PROMPT —
Gather each line of the records where "this" appears.

DATA PROVIDED —
================================

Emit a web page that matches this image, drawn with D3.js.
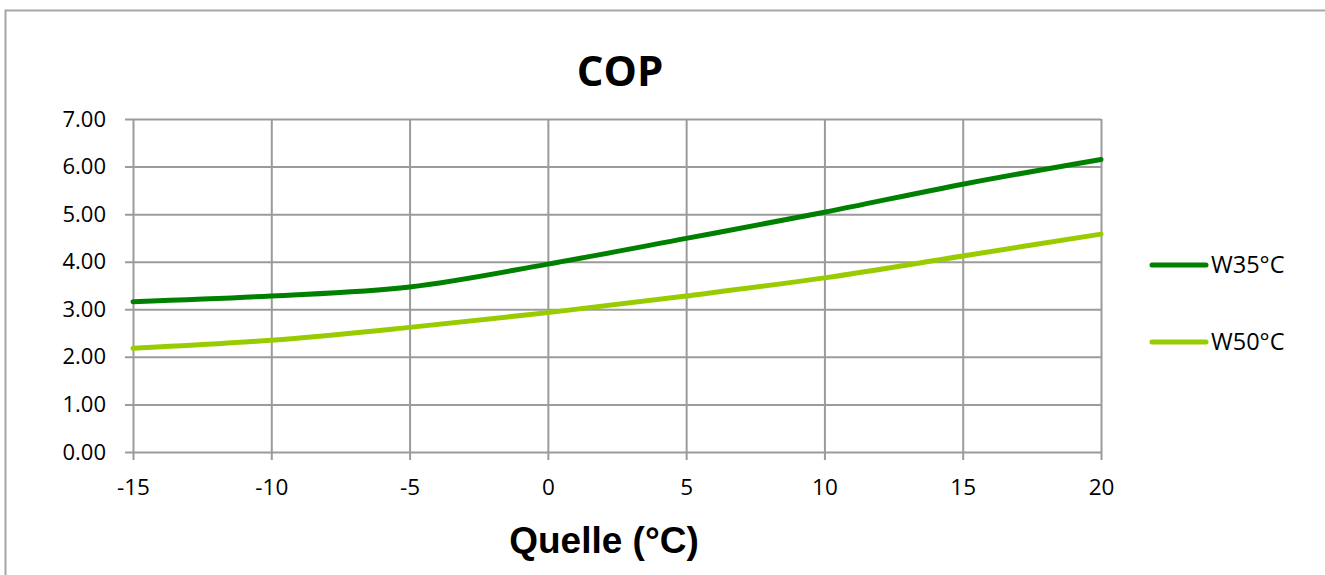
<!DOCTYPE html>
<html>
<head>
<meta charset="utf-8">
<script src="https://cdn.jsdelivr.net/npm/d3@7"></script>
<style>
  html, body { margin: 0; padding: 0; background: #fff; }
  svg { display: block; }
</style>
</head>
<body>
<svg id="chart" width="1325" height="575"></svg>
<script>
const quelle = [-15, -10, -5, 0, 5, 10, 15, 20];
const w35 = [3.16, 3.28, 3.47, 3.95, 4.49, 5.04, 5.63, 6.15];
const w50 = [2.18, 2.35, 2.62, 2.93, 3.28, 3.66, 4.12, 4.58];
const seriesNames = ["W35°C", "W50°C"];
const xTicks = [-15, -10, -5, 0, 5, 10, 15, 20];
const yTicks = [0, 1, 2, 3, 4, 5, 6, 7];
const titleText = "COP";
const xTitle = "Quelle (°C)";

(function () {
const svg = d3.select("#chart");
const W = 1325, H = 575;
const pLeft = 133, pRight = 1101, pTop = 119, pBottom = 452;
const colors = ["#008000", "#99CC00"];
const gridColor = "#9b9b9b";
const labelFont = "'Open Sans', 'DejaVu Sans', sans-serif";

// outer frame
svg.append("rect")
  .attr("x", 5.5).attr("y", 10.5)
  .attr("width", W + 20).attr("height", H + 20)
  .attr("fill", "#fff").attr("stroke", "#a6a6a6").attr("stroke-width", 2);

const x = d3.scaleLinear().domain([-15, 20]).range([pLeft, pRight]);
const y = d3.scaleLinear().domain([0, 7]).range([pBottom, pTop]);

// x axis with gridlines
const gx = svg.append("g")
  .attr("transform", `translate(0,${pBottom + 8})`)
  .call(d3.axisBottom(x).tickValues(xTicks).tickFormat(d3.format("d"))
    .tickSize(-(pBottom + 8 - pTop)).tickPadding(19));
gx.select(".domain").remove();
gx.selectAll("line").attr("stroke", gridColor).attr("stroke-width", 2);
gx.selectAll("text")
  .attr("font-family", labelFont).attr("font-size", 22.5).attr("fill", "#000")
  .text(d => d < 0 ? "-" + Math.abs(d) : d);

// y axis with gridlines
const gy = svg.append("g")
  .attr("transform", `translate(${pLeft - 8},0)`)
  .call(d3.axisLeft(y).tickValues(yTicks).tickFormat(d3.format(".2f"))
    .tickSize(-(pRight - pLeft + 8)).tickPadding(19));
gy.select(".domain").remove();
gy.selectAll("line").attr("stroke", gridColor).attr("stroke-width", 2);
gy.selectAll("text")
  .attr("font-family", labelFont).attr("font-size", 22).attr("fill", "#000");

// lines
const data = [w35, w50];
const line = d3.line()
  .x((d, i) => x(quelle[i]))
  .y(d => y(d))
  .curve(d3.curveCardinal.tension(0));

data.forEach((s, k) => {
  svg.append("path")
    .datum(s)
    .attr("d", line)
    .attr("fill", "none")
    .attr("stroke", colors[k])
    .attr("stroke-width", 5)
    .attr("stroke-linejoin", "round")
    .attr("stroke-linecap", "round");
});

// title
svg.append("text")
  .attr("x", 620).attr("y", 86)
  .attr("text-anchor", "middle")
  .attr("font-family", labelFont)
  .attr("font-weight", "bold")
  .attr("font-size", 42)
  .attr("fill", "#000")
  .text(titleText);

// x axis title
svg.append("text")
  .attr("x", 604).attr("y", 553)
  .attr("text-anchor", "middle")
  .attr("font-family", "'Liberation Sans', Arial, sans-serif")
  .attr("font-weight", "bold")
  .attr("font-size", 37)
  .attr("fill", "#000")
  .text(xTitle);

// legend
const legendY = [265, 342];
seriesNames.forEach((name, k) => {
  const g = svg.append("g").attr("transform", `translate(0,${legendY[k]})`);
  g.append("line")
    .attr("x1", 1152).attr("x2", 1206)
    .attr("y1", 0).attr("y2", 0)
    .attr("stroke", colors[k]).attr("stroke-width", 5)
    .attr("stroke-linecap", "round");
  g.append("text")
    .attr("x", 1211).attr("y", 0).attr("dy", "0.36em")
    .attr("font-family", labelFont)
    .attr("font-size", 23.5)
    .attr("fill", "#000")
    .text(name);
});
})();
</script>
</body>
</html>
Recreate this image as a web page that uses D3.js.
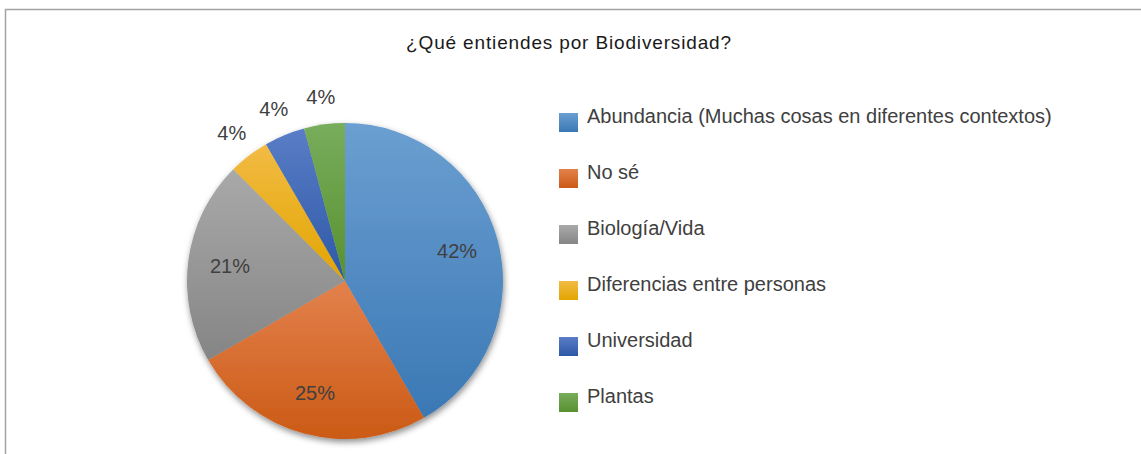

================================

FINISHED ANSWER —
Emit a web page that matches this image, drawn with D3.js.
Recreate this image as a web page that uses D3.js.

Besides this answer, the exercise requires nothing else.